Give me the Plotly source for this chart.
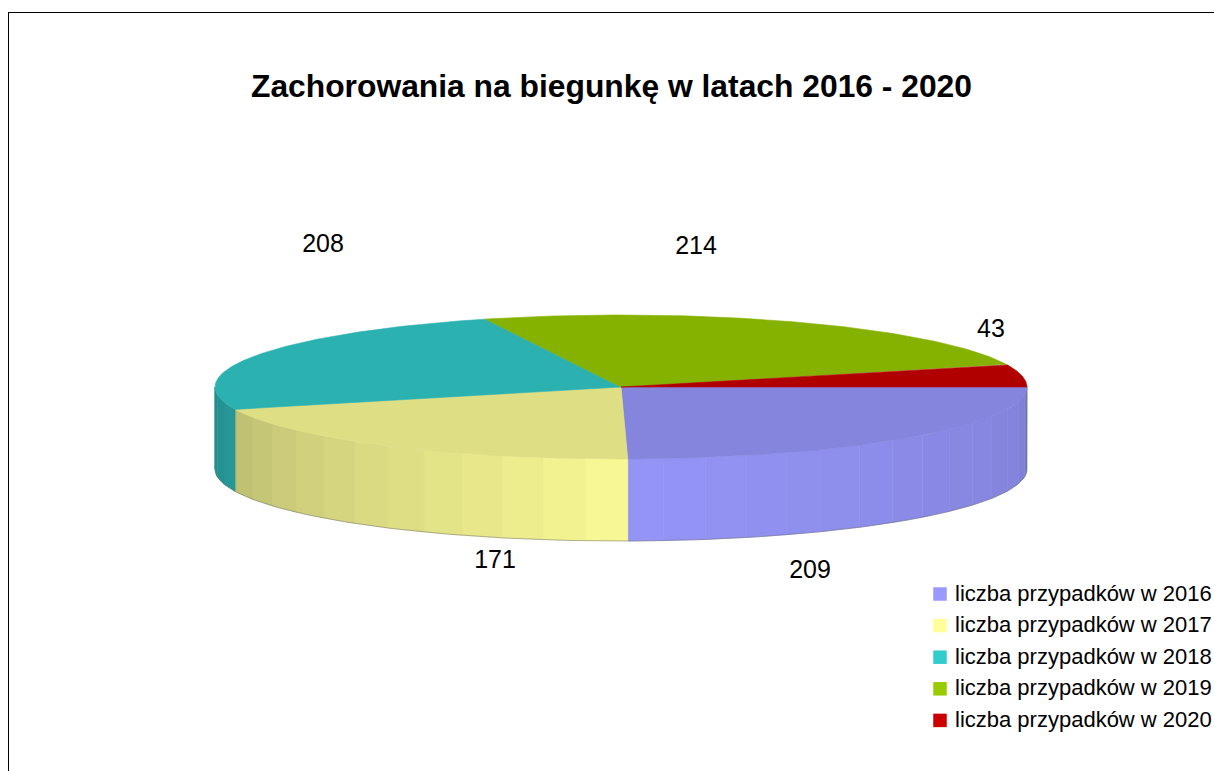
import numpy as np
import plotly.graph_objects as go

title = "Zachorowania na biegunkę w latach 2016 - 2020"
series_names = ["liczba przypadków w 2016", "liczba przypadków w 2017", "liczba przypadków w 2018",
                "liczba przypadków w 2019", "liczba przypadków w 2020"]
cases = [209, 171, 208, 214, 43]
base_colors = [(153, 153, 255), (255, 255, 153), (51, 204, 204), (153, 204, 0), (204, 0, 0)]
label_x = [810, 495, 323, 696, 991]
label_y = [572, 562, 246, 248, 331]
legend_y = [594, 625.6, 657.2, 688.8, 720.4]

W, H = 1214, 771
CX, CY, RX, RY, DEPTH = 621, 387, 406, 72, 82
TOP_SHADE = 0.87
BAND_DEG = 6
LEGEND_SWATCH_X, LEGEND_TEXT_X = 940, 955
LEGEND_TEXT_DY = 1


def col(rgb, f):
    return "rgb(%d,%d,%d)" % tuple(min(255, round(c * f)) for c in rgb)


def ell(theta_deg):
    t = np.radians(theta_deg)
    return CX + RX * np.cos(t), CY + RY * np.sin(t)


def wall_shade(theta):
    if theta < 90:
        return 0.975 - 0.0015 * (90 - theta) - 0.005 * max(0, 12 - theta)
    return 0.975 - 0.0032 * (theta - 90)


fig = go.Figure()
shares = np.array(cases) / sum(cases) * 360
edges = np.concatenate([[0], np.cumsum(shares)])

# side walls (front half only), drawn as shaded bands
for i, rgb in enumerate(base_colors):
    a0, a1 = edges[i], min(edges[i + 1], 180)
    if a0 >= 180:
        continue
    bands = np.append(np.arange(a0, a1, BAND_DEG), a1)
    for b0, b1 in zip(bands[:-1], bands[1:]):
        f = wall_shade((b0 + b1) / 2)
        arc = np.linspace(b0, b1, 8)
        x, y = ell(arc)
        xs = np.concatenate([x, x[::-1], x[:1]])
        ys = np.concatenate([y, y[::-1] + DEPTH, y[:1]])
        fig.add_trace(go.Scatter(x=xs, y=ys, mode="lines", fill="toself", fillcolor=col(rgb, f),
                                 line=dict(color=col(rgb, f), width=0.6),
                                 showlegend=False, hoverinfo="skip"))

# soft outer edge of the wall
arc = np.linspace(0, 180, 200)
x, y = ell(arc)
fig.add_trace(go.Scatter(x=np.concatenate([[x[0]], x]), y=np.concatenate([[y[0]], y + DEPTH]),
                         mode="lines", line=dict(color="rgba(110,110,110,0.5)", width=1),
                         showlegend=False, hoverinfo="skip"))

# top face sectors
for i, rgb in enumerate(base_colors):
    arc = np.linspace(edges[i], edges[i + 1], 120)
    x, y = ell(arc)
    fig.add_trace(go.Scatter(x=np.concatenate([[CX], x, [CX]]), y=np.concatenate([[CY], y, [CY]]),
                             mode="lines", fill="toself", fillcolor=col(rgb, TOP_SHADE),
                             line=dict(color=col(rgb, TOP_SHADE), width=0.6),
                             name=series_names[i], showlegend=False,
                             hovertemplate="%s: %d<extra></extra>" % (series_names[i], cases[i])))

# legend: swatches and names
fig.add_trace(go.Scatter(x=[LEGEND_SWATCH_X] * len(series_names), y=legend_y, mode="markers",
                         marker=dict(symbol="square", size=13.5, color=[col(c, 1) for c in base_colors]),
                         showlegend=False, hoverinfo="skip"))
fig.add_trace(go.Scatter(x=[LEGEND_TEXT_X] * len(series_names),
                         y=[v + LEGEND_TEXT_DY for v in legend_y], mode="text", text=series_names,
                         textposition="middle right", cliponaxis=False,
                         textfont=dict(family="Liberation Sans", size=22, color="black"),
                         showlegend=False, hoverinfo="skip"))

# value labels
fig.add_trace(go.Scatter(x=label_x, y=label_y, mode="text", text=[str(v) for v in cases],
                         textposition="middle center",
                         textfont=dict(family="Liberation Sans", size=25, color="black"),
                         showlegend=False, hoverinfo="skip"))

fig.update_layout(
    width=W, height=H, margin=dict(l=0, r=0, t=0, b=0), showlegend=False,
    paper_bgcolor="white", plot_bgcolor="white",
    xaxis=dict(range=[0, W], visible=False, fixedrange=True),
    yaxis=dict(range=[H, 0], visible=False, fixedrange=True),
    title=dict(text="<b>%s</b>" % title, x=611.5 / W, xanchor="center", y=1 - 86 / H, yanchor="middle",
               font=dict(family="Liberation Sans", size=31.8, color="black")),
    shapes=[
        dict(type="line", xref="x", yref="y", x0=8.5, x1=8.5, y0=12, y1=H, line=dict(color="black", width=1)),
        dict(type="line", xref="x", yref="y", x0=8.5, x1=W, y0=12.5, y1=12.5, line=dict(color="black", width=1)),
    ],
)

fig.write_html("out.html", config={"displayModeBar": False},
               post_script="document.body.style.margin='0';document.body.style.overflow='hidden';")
===
## Set problem
Write the listing out a second time exactly, dropping all images.

## Finished task
Give me the Plotly source for this chart.
import numpy as np
import plotly.graph_objects as go

title = "Zachorowania na biegunkę w latach 2016 - 2020"
series_names = ["liczba przypadków w 2016", "liczba przypadków w 2017", "liczba przypadków w 2018",
                "liczba przypadków w 2019", "liczba przypadków w 2020"]
cases = [209, 171, 208, 214, 43]
base_colors = [(153, 153, 255), (255, 255, 153), (51, 204, 204), (153, 204, 0), (204, 0, 0)]
label_x = [810, 495, 323, 696, 991]
label_y = [572, 562, 246, 248, 331]
legend_y = [594, 625.6, 657.2, 688.8, 720.4]

W, H = 1214, 771
CX, CY, RX, RY, DEPTH = 621, 387, 406, 72, 82
TOP_SHADE = 0.87
BAND_DEG = 6
LEGEND_SWATCH_X, LEGEND_TEXT_X = 940, 955
LEGEND_TEXT_DY = 1


def col(rgb, f):
    return "rgb(%d,%d,%d)" % tuple(min(255, round(c * f)) for c in rgb)


def ell(theta_deg):
    t = np.radians(theta_deg)
    return CX + RX * np.cos(t), CY + RY * np.sin(t)


def wall_shade(theta):
    if theta < 90:
        return 0.975 - 0.0015 * (90 - theta) - 0.005 * max(0, 12 - theta)
    return 0.975 - 0.0032 * (theta - 90)


fig = go.Figure()
shares = np.array(cases) / sum(cases) * 360
edges = np.concatenate([[0], np.cumsum(shares)])

# side walls (front half only), drawn as shaded bands
for i, rgb in enumerate(base_colors):
    a0, a1 = edges[i], min(edges[i + 1], 180)
    if a0 >= 180:
        continue
    bands = np.append(np.arange(a0, a1, BAND_DEG), a1)
    for b0, b1 in zip(bands[:-1], bands[1:]):
        f = wall_shade((b0 + b1) / 2)
        arc = np.linspace(b0, b1, 8)
        x, y = ell(arc)
        xs = np.concatenate([x, x[::-1], x[:1]])
        ys = np.concatenate([y, y[::-1] + DEPTH, y[:1]])
        fig.add_trace(go.Scatter(x=xs, y=ys, mode="lines", fill="toself", fillcolor=col(rgb, f),
                                 line=dict(color=col(rgb, f), width=0.6),
                                 showlegend=False, hoverinfo="skip"))

# soft outer edge of the wall
arc = np.linspace(0, 180, 200)
x, y = ell(arc)
fig.add_trace(go.Scatter(x=np.concatenate([[x[0]], x]), y=np.concatenate([[y[0]], y + DEPTH]),
                         mode="lines", line=dict(color="rgba(110,110,110,0.5)", width=1),
                         showlegend=False, hoverinfo="skip"))

# top face sectors
for i, rgb in enumerate(base_colors):
    arc = np.linspace(edges[i], edges[i + 1], 120)
    x, y = ell(arc)
    fig.add_trace(go.Scatter(x=np.concatenate([[CX], x, [CX]]), y=np.concatenate([[CY], y, [CY]]),
                             mode="lines", fill="toself", fillcolor=col(rgb, TOP_SHADE),
                             line=dict(color=col(rgb, TOP_SHADE), width=0.6),
                             name=series_names[i], showlegend=False,
                             hovertemplate="%s: %d<extra></extra>" % (series_names[i], cases[i])))

# legend: swatches and names
fig.add_trace(go.Scatter(x=[LEGEND_SWATCH_X] * len(series_names), y=legend_y, mode="markers",
                         marker=dict(symbol="square", size=13.5, color=[col(c, 1) for c in base_colors]),
                         showlegend=False, hoverinfo="skip"))
fig.add_trace(go.Scatter(x=[LEGEND_TEXT_X] * len(series_names),
                         y=[v + LEGEND_TEXT_DY for v in legend_y], mode="text", text=series_names,
                         textposition="middle right", cliponaxis=False,
                         textfont=dict(family="Liberation Sans", size=22, color="black"),
                         showlegend=False, hoverinfo="skip"))

# value labels
fig.add_trace(go.Scatter(x=label_x, y=label_y, mode="text", text=[str(v) for v in cases],
                         textposition="middle center",
                         textfont=dict(family="Liberation Sans", size=25, color="black"),
                         showlegend=False, hoverinfo="skip"))

fig.update_layout(
    width=W, height=H, margin=dict(l=0, r=0, t=0, b=0), showlegend=False,
    paper_bgcolor="white", plot_bgcolor="white",
    xaxis=dict(range=[0, W], visible=False, fixedrange=True),
    yaxis=dict(range=[H, 0], visible=False, fixedrange=True),
    title=dict(text="<b>%s</b>" % title, x=611.5 / W, xanchor="center", y=1 - 86 / H, yanchor="middle",
               font=dict(family="Liberation Sans", size=31.8, color="black")),
    shapes=[
        dict(type="line", xref="x", yref="y", x0=8.5, x1=8.5, y0=12, y1=H, line=dict(color="black", width=1)),
        dict(type="line", xref="x", yref="y", x0=8.5, x1=W, y0=12.5, y1=12.5, line=dict(color="black", width=1)),
    ],
)

fig.write_html("out.html", config={"displayModeBar": False},
               post_script="document.body.style.margin='0';document.body.style.overflow='hidden';")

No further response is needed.